You can, of course, see where this ends up. This ends up in the usual place with me hating the world and myself in particular and considering the idea of dying and going into a separate circle about how I wouldn't know I wasn't around to love any of the things and people I love now and how that loss which hasn't happened yet makes me incredibly sad for its potential being and blah blah blah blah blah...yeah, right down to bottom because of a little bump.
Positive? I'm climbing back up a little faster than usual. In the past -- the very recent past -- such a bump could derail me for months. HAS derailed me. My psyche doesn't always tell me when I've suffered some kind of trauma that has screwed up my brain. I find out much later as I'm sorting through the pieces and wondering how the hell this happened. Yay, mental illness. I hate those words and I hate having a brain with these problems.
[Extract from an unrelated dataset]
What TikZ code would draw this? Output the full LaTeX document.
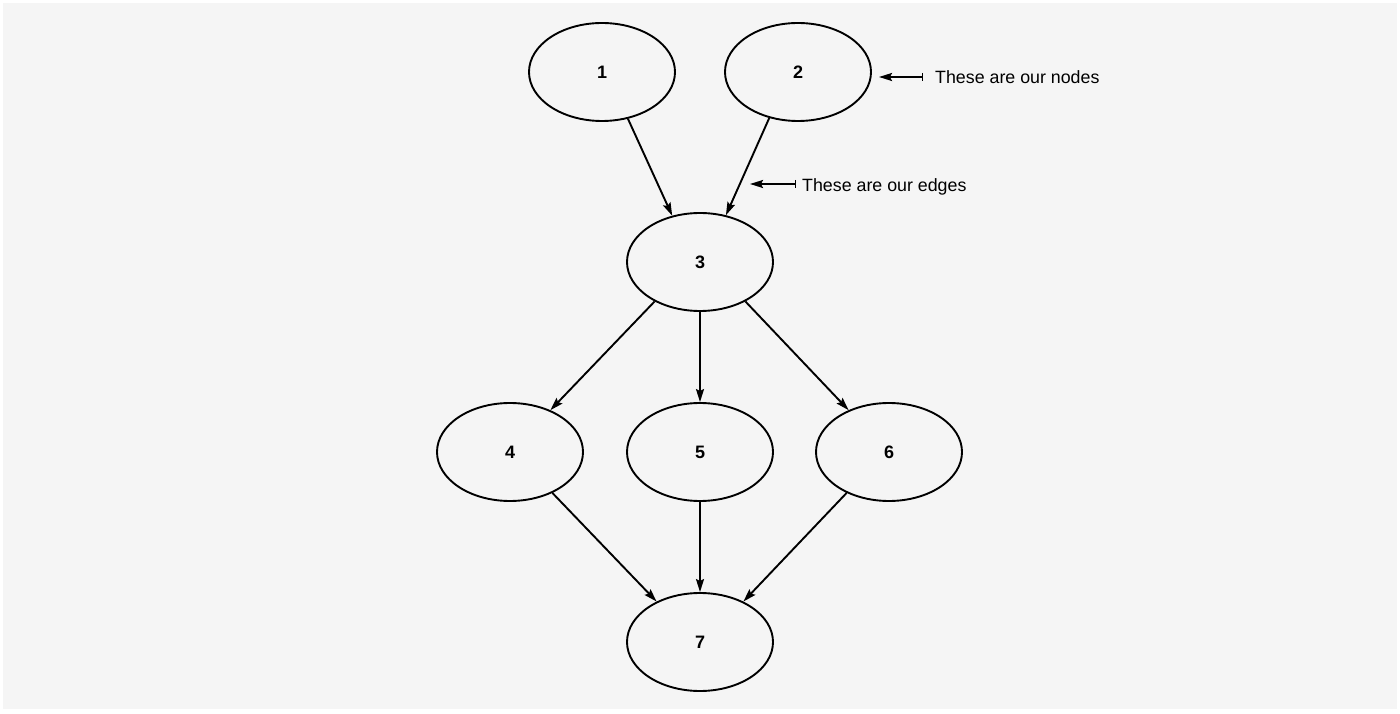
\documentclass[tikz,border=0pt]{standalone}
\usepackage{fontspec}
\setmainfont{Liberation Sans}
\usetikzlibrary{shapes.geometric,arrows.meta}
\definecolor{bgc}{HTML}{F5F5F5}
\tikzset{
  gnode/.style={ellipse, draw=black, line width=1.9pt, minimum width=146pt, minimum height=98pt, inner sep=0pt, font=\fontsize{18}{20}\selectfont\bfseries},
  edge/.style={line width=1.9pt, -{Stealth[length=13pt,width=8pt,inset=2pt]}},
  annot/.style={line width=1.9pt, {Bar[width=8pt,line width=1.2pt]}-{Stealth[length=13pt,width=8pt,inset=2pt]}},
  lbl/.style={anchor=west, inner sep=0pt, font=\fontsize{17.8}{20}\selectfont}
}
\begin{document}
\begin{tikzpicture}[x=1pt,y=1pt]
\useasboundingbox (0,0) rectangle (1400,713);
\fill[white] (0,0) rectangle (1400,713);
\fill[bgc] (3,4) rectangle (1397,710);
\node[gnode] (n1) at (602,641) {1};
\node[gnode] (n2) at (798,641) {2};
\node[gnode] (n3) at (700,451) {3};
\node[gnode] (n4) at (510,261) {4};
\node[gnode] (n5) at (700,261) {5};
\node[gnode] (n6) at (889,261) {6};
\node[gnode] (n7) at (700,71) {7};
\draw[edge] (n1.-61) -- (n3.121);
\draw[edge] (n2.238) -- (n3.61);
\draw[edge] (n3.221) -- (n4.46);
\draw[edge] (n3.270) -- (n5.90);
\draw[edge] (n3.319) -- (n6.134);
\draw[edge] (n4.316) -- (n7.137);
\draw[edge] (n5.270) -- (n7.90);
\draw[edge] (n6.224) -- (n7.43);
\node[lbl] (l1) at (935,636) {These are our nodes};
\node[lbl] (l2) at (802,526.5) {These are our edges};
\coordinate (c1b) at (923,636);
\coordinate (c1) at (879,636);
\coordinate (c2b) at (796,529);
\coordinate (c2) at (750,529);
\draw[annot] (c1b) -- (c1);
\draw[annot] (c2b) -- (c2);
\end{tikzpicture}
\end{document}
I want to write. My brain won't stop with stories, but the pipeline, the conduit, the way I once had of communicating these stories to the world -- that's damaged. Repair work is tough. Streets torn up in every direction, no body getting anywhere. So there's nothing else to do but get back on the job patching pipes and watching for leaks and stoppages. I have to learn the skills of clearing them faster, of not getting derailed for a pebble on my path.
This was hard to write, too. But I got it out. Damn.